### Stated goal
Return the number of lines in which the word "chart" appears; add nothing else.
• • • •
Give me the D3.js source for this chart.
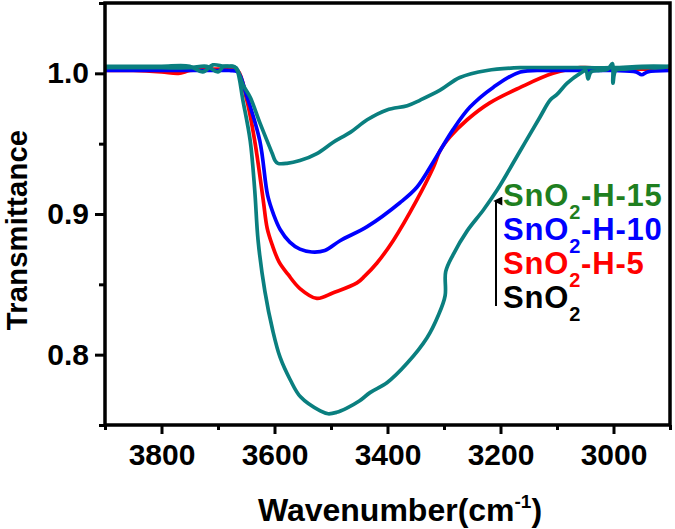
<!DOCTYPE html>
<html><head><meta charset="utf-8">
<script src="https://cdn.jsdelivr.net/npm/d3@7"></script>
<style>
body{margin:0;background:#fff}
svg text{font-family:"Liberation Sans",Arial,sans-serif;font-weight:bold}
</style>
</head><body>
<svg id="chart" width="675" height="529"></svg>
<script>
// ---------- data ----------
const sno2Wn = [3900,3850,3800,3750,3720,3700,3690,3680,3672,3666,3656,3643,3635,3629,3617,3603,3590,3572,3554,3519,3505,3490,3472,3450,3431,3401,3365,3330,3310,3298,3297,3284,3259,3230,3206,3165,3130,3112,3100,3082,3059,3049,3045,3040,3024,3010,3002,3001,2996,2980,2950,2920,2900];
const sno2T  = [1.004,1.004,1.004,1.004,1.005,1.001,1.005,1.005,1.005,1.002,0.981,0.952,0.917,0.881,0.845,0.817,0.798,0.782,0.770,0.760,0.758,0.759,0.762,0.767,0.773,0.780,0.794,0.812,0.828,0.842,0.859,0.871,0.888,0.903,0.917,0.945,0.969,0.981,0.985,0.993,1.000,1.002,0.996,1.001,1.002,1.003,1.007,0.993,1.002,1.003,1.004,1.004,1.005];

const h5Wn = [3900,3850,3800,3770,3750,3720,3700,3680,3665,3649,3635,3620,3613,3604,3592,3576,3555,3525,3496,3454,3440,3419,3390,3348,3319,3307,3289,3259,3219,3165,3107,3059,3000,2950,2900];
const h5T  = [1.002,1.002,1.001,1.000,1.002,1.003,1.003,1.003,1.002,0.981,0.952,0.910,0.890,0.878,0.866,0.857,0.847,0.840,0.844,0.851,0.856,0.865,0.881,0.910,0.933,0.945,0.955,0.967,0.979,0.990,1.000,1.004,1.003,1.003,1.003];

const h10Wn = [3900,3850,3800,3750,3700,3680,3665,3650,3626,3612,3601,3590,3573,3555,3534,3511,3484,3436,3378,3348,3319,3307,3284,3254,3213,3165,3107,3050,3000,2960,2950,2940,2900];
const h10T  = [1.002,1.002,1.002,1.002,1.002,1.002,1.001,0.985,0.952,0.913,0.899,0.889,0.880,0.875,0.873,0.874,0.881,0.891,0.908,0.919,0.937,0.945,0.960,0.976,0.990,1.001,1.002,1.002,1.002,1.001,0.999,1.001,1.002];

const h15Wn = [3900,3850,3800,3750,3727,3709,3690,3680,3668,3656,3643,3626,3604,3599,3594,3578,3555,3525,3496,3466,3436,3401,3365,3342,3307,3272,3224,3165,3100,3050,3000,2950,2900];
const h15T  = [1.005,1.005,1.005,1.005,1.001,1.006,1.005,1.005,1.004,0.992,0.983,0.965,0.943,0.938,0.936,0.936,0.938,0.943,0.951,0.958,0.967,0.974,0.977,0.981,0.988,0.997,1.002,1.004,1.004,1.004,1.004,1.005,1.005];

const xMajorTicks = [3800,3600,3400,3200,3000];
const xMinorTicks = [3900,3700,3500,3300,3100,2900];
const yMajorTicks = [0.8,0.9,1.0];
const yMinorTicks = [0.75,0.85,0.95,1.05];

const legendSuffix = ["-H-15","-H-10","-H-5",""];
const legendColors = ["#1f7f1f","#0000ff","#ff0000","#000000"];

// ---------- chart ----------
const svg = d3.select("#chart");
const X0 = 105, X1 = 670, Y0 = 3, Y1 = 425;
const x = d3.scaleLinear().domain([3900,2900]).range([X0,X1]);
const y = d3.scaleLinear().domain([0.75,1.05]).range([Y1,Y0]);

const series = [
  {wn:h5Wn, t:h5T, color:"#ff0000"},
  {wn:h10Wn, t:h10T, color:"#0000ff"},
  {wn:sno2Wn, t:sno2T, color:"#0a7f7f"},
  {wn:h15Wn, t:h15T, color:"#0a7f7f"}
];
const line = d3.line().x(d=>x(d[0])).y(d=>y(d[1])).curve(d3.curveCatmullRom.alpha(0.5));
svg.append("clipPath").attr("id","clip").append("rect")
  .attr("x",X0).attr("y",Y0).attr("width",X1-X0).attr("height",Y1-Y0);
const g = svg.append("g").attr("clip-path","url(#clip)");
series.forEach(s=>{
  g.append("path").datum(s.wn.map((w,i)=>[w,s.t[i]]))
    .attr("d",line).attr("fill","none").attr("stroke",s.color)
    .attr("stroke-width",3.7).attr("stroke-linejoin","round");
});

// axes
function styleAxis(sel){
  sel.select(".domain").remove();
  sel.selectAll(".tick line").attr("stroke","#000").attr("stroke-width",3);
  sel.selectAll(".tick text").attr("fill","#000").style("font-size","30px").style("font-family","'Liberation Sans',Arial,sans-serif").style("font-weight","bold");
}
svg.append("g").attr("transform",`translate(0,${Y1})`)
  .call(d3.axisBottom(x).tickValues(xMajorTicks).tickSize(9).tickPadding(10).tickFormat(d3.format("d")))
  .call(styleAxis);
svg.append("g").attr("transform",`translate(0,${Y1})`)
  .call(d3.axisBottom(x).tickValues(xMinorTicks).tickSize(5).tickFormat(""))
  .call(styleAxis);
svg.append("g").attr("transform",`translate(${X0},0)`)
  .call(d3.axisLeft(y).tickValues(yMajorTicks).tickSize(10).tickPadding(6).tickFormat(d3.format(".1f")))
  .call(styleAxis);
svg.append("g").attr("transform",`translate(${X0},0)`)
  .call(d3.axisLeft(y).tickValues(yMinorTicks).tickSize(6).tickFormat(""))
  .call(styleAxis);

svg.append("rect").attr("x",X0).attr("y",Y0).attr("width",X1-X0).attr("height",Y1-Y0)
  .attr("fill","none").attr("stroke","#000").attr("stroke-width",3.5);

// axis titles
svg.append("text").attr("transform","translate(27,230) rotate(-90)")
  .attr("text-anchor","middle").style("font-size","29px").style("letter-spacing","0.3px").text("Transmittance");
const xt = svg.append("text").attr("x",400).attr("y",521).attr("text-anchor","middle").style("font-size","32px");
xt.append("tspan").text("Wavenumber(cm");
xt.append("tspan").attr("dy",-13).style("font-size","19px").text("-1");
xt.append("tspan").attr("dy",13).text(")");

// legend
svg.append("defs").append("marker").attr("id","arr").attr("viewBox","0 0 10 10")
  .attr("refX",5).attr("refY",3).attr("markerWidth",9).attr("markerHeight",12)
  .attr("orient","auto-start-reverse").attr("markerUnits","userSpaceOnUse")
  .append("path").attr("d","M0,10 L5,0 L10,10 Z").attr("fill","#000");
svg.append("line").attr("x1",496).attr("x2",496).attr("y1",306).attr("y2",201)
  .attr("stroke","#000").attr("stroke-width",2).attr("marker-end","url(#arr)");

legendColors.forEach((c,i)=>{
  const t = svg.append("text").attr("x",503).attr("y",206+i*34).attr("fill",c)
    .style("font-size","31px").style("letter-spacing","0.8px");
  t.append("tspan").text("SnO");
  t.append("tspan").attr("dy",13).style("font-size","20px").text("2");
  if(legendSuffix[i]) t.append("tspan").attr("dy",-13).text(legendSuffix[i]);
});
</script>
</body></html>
• • • •
### Solution to this problem
4